» Raw data
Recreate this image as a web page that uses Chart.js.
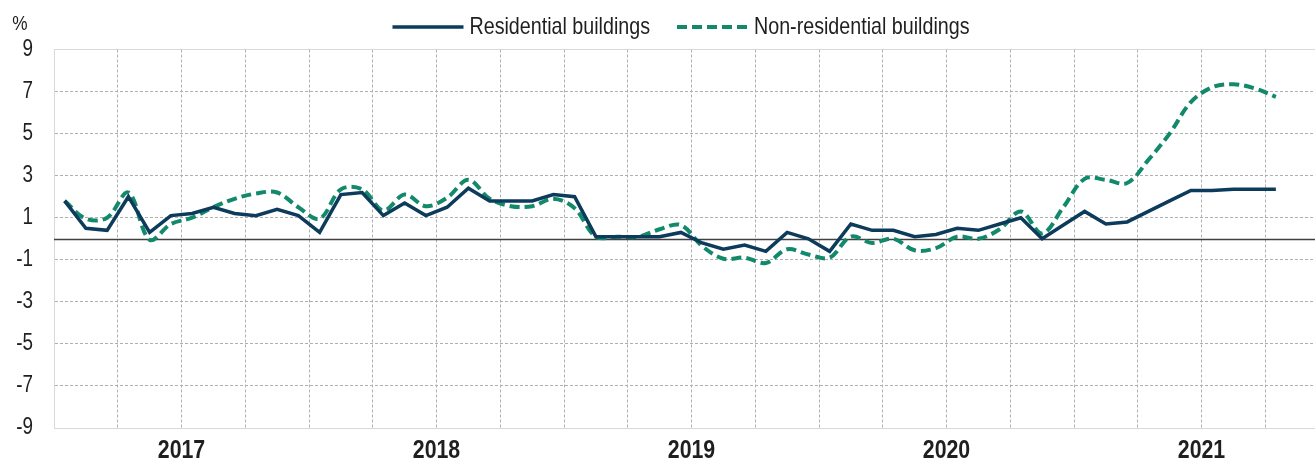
<!DOCTYPE html>
<html>
<head>
<meta charset="utf-8">
<script src="https://cdn.jsdelivr.net/npm/chart.js@4.4.1/dist/chart.umd.min.js"></script>
<style>
  html, body { margin: 0; padding: 0; background: #fff; overflow: hidden; }
  #wrap { width: 1340px; height: 464px; }
</style>
</head>
<body>
<div id="wrap"><canvas id="chart" width="1340" height="464"></canvas></div>
<script>
// Monthly growth, Jan 2017 - Oct 2021 (%)
const years = ['2017', '2018', '2019', '2020', '2021'];
const monthNames = ['Jan', 'Feb', 'Mar', 'Apr', 'May', 'Jun', 'Jul', 'Aug', 'Sep', 'Oct', 'Nov', 'Dec'];

const residential = [
    1.8, 0.5, 0.4, 2.0, 0.3, 1.1, 1.2, 1.5, 1.2, 1.1, 1.4, 1.1,
    0.3, 2.1, 2.2, 1.1, 1.7, 1.1, 1.5, 2.4, 1.8, 1.8, 1.8, 2.1,
    2.0, 0.1, 0.1, 0.1, 0.1, 0.3, -0.2, -0.5, -0.3, -0.6, 0.3, 0.0,
    -0.6, 0.7, 0.4, 0.4, 0.1, 0.2, 0.5, 0.4, 0.7, 1.0, 0.0, 0.65,
    1.3, 0.7, 0.8, 1.3, 1.8, 2.3, 2.3, 2.35, 2.35, 2.35
];

const nonResidential = [
    1.8, 0.95, 1.0, 2.2, -0.05, 0.7, 1.0, 1.5, 1.9, 2.15, 2.2, 1.5,
    0.95, 2.35, 2.35, 1.35, 2.1, 1.55, 1.95, 2.8, 1.9, 1.55, 1.55, 1.9,
    1.45, 0.1, 0.1, 0.1, 0.45, 0.65, -0.35, -0.95, -0.9, -1.15, -0.5, -0.75,
    -0.9, 0.1, -0.2, 0.0, -0.55, -0.45, 0.1, 0.0, 0.45, 1.3, 0.25, 1.5,
    2.85, 2.8, 2.65, 3.75, 5.0, 6.5, 7.2, 7.35, 7.15, 6.75
];

const yTicks = [-9, -7, -5, -3, -1, 1, 3, 5, 7, 9];

const months = years.flatMap(y => monthNames.map(m => m + ' ' + y)).slice(0, residential.length);

// no narrow font installed, so text is squeezed horizontally to look like Arial Narrow
const FONT = "'Liberation Sans', Arial, sans-serif";
const NARROW = 0.82;
const NAVY = '#0c3b5c';
const GREEN = '#11896a';
const TEXT = '#1f1f1f';

// month i sits in the middle of its slot: x = i + 0.5
const toPoints = arr => arr.map((v, i) => ({ x: i + 0.5, y: v, month: months[i] }));

function narrowText(ctx, text, x, y, align, font) {
    ctx.save();
    ctx.font = font;
    ctx.fillStyle = TEXT;
    ctx.textAlign = align;
    ctx.textBaseline = 'middle';
    ctx.translate(x, y);
    ctx.scale(NARROW, 1);
    ctx.fillText(text, 0, 0);
    ctx.restore();
}

const zeroLine = {
    id: 'zeroLine',
    beforeDatasetsDraw(chart) {
        const { ctx, chartArea, scales } = chart;
        const y = Math.round(scales.y.getPixelForValue(0)) + 0.5;
        ctx.save();
        ctx.strokeStyle = '#404040';
        ctx.lineWidth = 1.5;
        ctx.beginPath();
        ctx.moveTo(chartArea.left, y);
        ctx.lineTo(chartArea.right, y);
        ctx.stroke();
        ctx.restore();
    }
};

const axisLabels = {
    id: 'axisLabels',
    afterDraw(chart) {
        const { ctx, scales } = chart;
        scales.y.ticks.forEach(t => {
            narrowText(ctx, String(t.value), 33, scales.y.getPixelForValue(t.value), 'right', '23px ' + FONT);
        });
        scales.x.ticks.forEach(t => {
            if (!t.label) return;
            narrowText(ctx, t.label, scales.x.getPixelForValue(t.value), 451, 'center', 'bold 26px ' + FONT);
        });
        narrowText(ctx, '%', 13 + 7, 24, 'center', '21px ' + FONT);
    }
};

const topLegend = {
    id: 'topLegend',
    afterDraw(chart) {
        const ctx = chart.ctx;
        const font = '24px ' + FONT;
        ctx.save();
        ctx.font = font;
        const items = chart.data.datasets.map(ds => ({ ds, w: ctx.measureText(ds.label).width * NARROW }));
        const sample = 71, gapText = 6, gapItem = 27;
        const total = items.reduce((s, it) => s + sample + gapText + it.w, 0) + gapItem * (items.length - 1);
        let x = 681 - total / 2;
        const y = 27;
        items.forEach(it => {
            ctx.strokeStyle = it.ds.borderColor;
            ctx.lineWidth = it.ds.borderWidth;
            ctx.setLineDash(it.ds.borderDash || []);
            ctx.beginPath();
            ctx.moveTo(x, y);
            ctx.lineTo(x + sample, y);
            ctx.stroke();
            x += sample + gapText;
            narrowText(ctx, it.ds.label, x, y, 'left', font);
            x += it.w + gapItem;
        });
        ctx.restore();
    }
};

new Chart(document.getElementById('chart'), {
    type: 'line',
    data: {
        datasets: [
            {
                label: 'Residential buildings',
                data: toPoints(residential),
                borderColor: NAVY,
                borderWidth: 3.5,
                pointRadius: 0,
                tension: 0
            },
            {
                label: 'Non-residential buildings',
                data: toPoints(nonResidential),
                borderColor: GREEN,
                borderWidth: 4,
                borderDash: [10, 5],
                pointRadius: 0,
                tension: 0.35
            }
        ]
    },
    options: {
        responsive: false,
        animation: false,
        layout: { padding: { top: 49.5, right: 11, bottom: 0, left: 0 } },
        plugins: {
            legend: { display: false },
            tooltip: { enabled: false }
        },
        scales: {
            x: {
                type: 'linear',
                min: 0,
                max: 60,
                afterFit: s => { s.height = 36; },
                ticks: {
                    display: false,
                    stepSize: 3,
                    autoSkip: false,
                    maxRotation: 0,
                    callback: v => (v % 12 === 6 ? years[(v - 6) / 12] : '')
                },
                grid: {
                    drawTicks: false,
                    color: c => (c.tick && c.tick.value === 0 ? 'rgba(0,0,0,0)' : '#b0b0b0')
                },
                border: { display: true, color: '#d9d9d9', width: 1, dash: [3, 2] }
            },
            y: {
                min: yTicks[0],
                max: yTicks[yTicks.length - 1],
                afterFit: s => { s.width = 54; },
                ticks: {
                    display: false,
                    stepSize: 2
                },
                grid: {
                    drawTicks: false,
                    color: c => (c.tick && Math.abs(c.tick.value) === 9 ? '#d9d9d9' : '#b0b0b0')
                },
                border: {
                    display: true,
                    color: '#d9d9d9',
                    width: 1,
                    dash: c => (c.tick && Math.abs(c.tick.value) === 9 ? [] : [3, 2])
                }
            }
        }
    },
    plugins: [zeroLine, axisLabels, topLegend]
});
</script>
</body>
</html>
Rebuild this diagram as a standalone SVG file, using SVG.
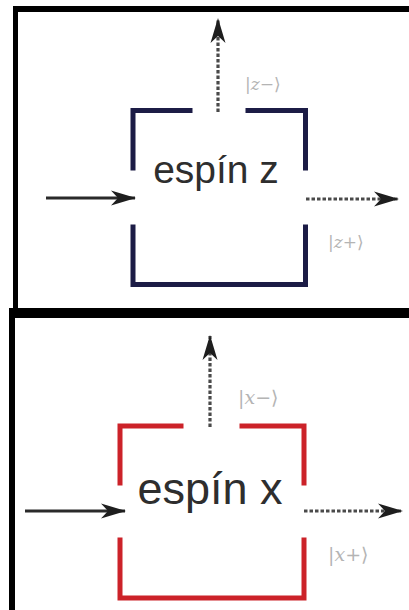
<svg xmlns="http://www.w3.org/2000/svg" width="409" height="610" viewBox="0 0 409 610">
<defs>
<style>
.frame{fill:#000}
.bz{fill:none;stroke:#1c1c46;stroke-width:5;stroke-linecap:square}
.bx{fill:none;stroke:#cc2229;stroke-width:5;stroke-linecap:square}
.title{font-family:"Liberation Sans",Arial,sans-serif;fill:#2e2e2e;text-anchor:middle}
.ket{font-family:"DejaVu Serif","Liberation Serif",serif;fill:#b4b4b4}
.solid{fill:none;stroke:#2a2a2a;stroke-width:2.8}
.dot{fill:none;stroke:#4a4a4a;stroke-width:3.2;stroke-dasharray:3.5 2}
</style>
<marker id="ah" viewBox="0 0 26 18" refX="24" refY="9" markerWidth="26" markerHeight="18" markerUnits="userSpaceOnUse" orient="auto">
<path d="M0,1.5 L25,9 L0,16.5 L7,9 Z" fill="#1e1e1e"/>
</marker>
</defs>
<rect width="409" height="610" fill="#fff"/>
<g id="panel-z">
<rect class="frame" x="13" y="6" width="396" height="6"/>
<rect class="frame" x="13" y="6" width="5" height="302"/>
</g>
<g id="panel-x">
<rect class="frame" x="10" y="308" width="399" height="10"/>
<rect class="frame" x="9" y="308" width="6" height="302"/>
</g>
<g id="node-espin-z">
<path class="bz" d="M133,168 V110.5 H190 M248,110.5 H305.5 V168 M133,227 V284.5 H305.5 V227"/>
<text class="title" x="216" y="183" font-size="39">espín z</text>
</g>
<g id="node-espin-x">
<path class="bx" d="M120,483 V426 H181 M242,426 H304 V483 M120,540 V598 H304 V540"/>
<text class="title" x="210" y="504" font-size="45">espín x</text>
</g>
<g id="connectors">
<line class="solid" x1="46" y1="198" x2="135" y2="198" marker-end="url(#ah)"/>
<line class="dot" x1="306" y1="199" x2="398" y2="199" marker-end="url(#ah)"/>
<line class="dot" x1="218" y1="112" x2="218" y2="19" marker-end="url(#ah)"/>
<line class="solid" x1="25" y1="511" x2="125" y2="511" marker-end="url(#ah)"/>
<line class="dot" x1="304" y1="511" x2="402" y2="511" marker-end="url(#ah)"/>
<line class="dot" x1="210" y1="427" x2="210" y2="336" marker-end="url(#ah)"/>
</g>
<g id="labels">
<text class="ket" x="245" y="90" font-size="17">|<tspan font-style="italic">z</tspan>−⟩</text>
<text class="ket" x="328" y="248" font-size="17">|<tspan font-style="italic">z</tspan>+⟩</text>
<text class="ket" x="238" y="404" font-size="19">|<tspan font-style="italic">x</tspan>−⟩</text>
<text class="ket" x="328" y="561" font-size="19">|<tspan font-style="italic">x</tspan>+⟩</text>
</g>
</svg>
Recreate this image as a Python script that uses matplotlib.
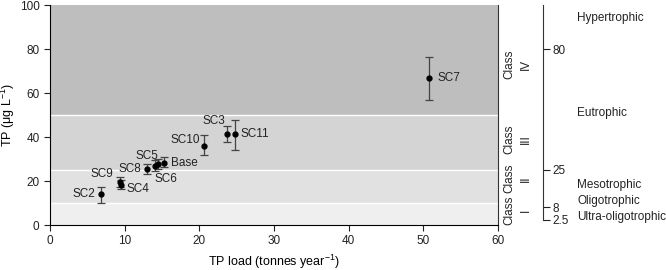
import numpy as np
import matplotlib
matplotlib.use('Agg')
import matplotlib.pyplot as plt

plt.rcParams['font.family'] = ['Liberation Sans', 'DejaVu Sans']
plt.rcParams['mathtext.fontset'] = 'custom'
plt.rcParams['mathtext.rm'] = 'Liberation Sans'
plt.rcParams['mathtext.it'] = 'Liberation Sans:italic'
plt.rcParams['font.size'] = 8.5

# scenario results
names = ['SC2', 'SC9', 'SC4', 'SC8', 'SC6', 'SC5', 'Base', 'SC10', 'SC3', 'SC11', 'SC7']
tp_load = [6.8, 9.4, 9.5, 13.0, 14.1, 14.5, 15.3, 20.6, 23.7, 24.8, 50.8]
tp_conc = [14.1, 19.7, 18.3, 25.3, 27.0, 27.7, 28.3, 36.0, 41.2, 41.2, 66.8]
tp_low = [10.0, 17.5, 16.2, 23.2, 24.5, 25.3, 26.2, 31.8, 37.6, 34.1, 57.0]
tp_high = [17.3, 21.7, 20.3, 27.8, 29.5, 30.2, 30.8, 40.9, 45.0, 47.7, 76.4]

# WFD classes (TP boundaries)
class_edges = [0, 10, 25, 50, 100]
class_names = ['Class\nI', 'Class\nII', 'Class\nIII', 'Class\nIV']
class_label_y = [6.6, 21, 39, 73]
band_colors = ['#efefef', '#e1e1e1', '#d4d4d4', '#bebebe']

# trophic state scale
trophic_ticks = [2.5, 8, 25, 80]
trophic_names = ['Ultra-oligotrophic', 'Oligotrophic', 'Mesotrophic', 'Eutrophic', 'Hypertrophic']
trophic_label_y = [3.6, 10.9, 18.2, 51, 94]

# label offsets in pixels (dx, dy, ha)
label_offsets = [(-6, 0, 'right'), (-7, 8, 'right'), (6, -4, 'left'), (-6, 0, 'right'),
                 (-1, -13, 'left'), (0, 8, 'right'), (7, 0, 'left'), (-4, 6, 'right'),
                 (-2, 13, 'right'), (5, 0, 'left'), (8, 0, 'left')]

fig = plt.figure(figsize=(6.66, 2.7), dpi=100)
ax = fig.add_axes([50/666, 1-225/270, 448/666, 220/270])

for i in range(4):
    ax.axhspan(class_edges[i], class_edges[i+1], color=band_colors[i], lw=0, zorder=0)
for e in class_edges[1:-1]:
    ax.axhline(e, color='white', lw=1, zorder=1)

x = np.array(tp_load)
y = np.array(tp_conc)
yerr = np.array([y - np.array(tp_low), np.array(tp_high) - y])
ax.errorbar(x, y, yerr=yerr, fmt='o', color='black', ms=3.5, ecolor='#444444',
            elinewidth=0.9, capsize=3, capthick=0.9, zorder=3)

for n, xi, yi, (dx, dy, ha) in zip(names, x, y, label_offsets):
    ax.annotate(n, (xi, yi), xytext=(dx, dy), textcoords='offset pixels',
                ha=ha, va='center', fontsize=8.5, color='#222222')

ax.set_xlim(0, 60)
ax.set_ylim(0, 100)
ax.set_xticks([0, 10, 20, 30, 40, 50, 60])
ax.set_yticks([0, 20, 40, 60, 80, 100])
ax.spines['top'].set_visible(False)
ax.spines['right'].set_color('#333333')
ax.tick_params(direction='out', length=4, width=0.8, colors='#222222')
ax.set_xlabel('TP load (tonnes year$^{-1}$)', fontsize=9)
ax.set_ylabel('TP (\u03bcg L$^{-1}$)', fontsize=9, labelpad=2)

for lab, yl in zip(class_names, class_label_y):
    ax.text(62.6, yl, lab, rotation=90, ha='center', va='center', fontsize=8.5,
            multialignment='center', linespacing=1.45, clip_on=False, color='#222222')

# trophic scale axis
ax2 = fig.add_axes([543/666, 1-225/270, 100/666, 220/270])
ax2.set_ylim(0, 100)
ax2.set_xlim(0, 1)
ax2.patch.set_visible(False)
for s in ['top', 'bottom', 'left']:
    ax2.spines[s].set_visible(False)
ax2.spines['right'].set_position(('axes', 0))
ax2.spines['right'].set_bounds(2.5, 100)
ax2.spines['right'].set_color('#333333')
ax2.yaxis.tick_right()
ax2.set_yticks(trophic_ticks)
ax2.set_yticklabels(['2.5', '8', '25', '80'])
ax2.tick_params(axis='y', direction='out', length=5, width=0.8, pad=2, colors='#222222')
ax2.set_xticks([])
for lab, yl in zip(trophic_names, trophic_label_y):
    ax2.text(0.34, yl, lab, ha='left', va='center', fontsize=8.5, color='#222222')

fig.savefig('out.png', dpi=100)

» Exercise aim
Copy word for word only the lines above from the one with "Recreate this image as a Python" through the one with "band_colors = ['#efefef', '#e1e1e1', '#d4d4d4', '#bebebe']". Leave pictures out.

» Task result
Recreate this image as a Python script that uses matplotlib.
import numpy as np
import matplotlib
matplotlib.use('Agg')
import matplotlib.pyplot as plt

plt.rcParams['font.family'] = ['Liberation Sans', 'DejaVu Sans']
plt.rcParams['mathtext.fontset'] = 'custom'
plt.rcParams['mathtext.rm'] = 'Liberation Sans'
plt.rcParams['mathtext.it'] = 'Liberation Sans:italic'
plt.rcParams['font.size'] = 8.5

# scenario results
names = ['SC2', 'SC9', 'SC4', 'SC8', 'SC6', 'SC5', 'Base', 'SC10', 'SC3', 'SC11', 'SC7']
tp_load = [6.8, 9.4, 9.5, 13.0, 14.1, 14.5, 15.3, 20.6, 23.7, 24.8, 50.8]
tp_conc = [14.1, 19.7, 18.3, 25.3, 27.0, 27.7, 28.3, 36.0, 41.2, 41.2, 66.8]
tp_low = [10.0, 17.5, 16.2, 23.2, 24.5, 25.3, 26.2, 31.8, 37.6, 34.1, 57.0]
tp_high = [17.3, 21.7, 20.3, 27.8, 29.5, 30.2, 30.8, 40.9, 45.0, 47.7, 76.4]

# WFD classes (TP boundaries)
class_edges = [0, 10, 25, 50, 100]
class_names = ['Class\nI', 'Class\nII', 'Class\nIII', 'Class\nIV']
class_label_y = [6.6, 21, 39, 73]
band_colors = ['#efefef', '#e1e1e1', '#d4d4d4', '#bebebe']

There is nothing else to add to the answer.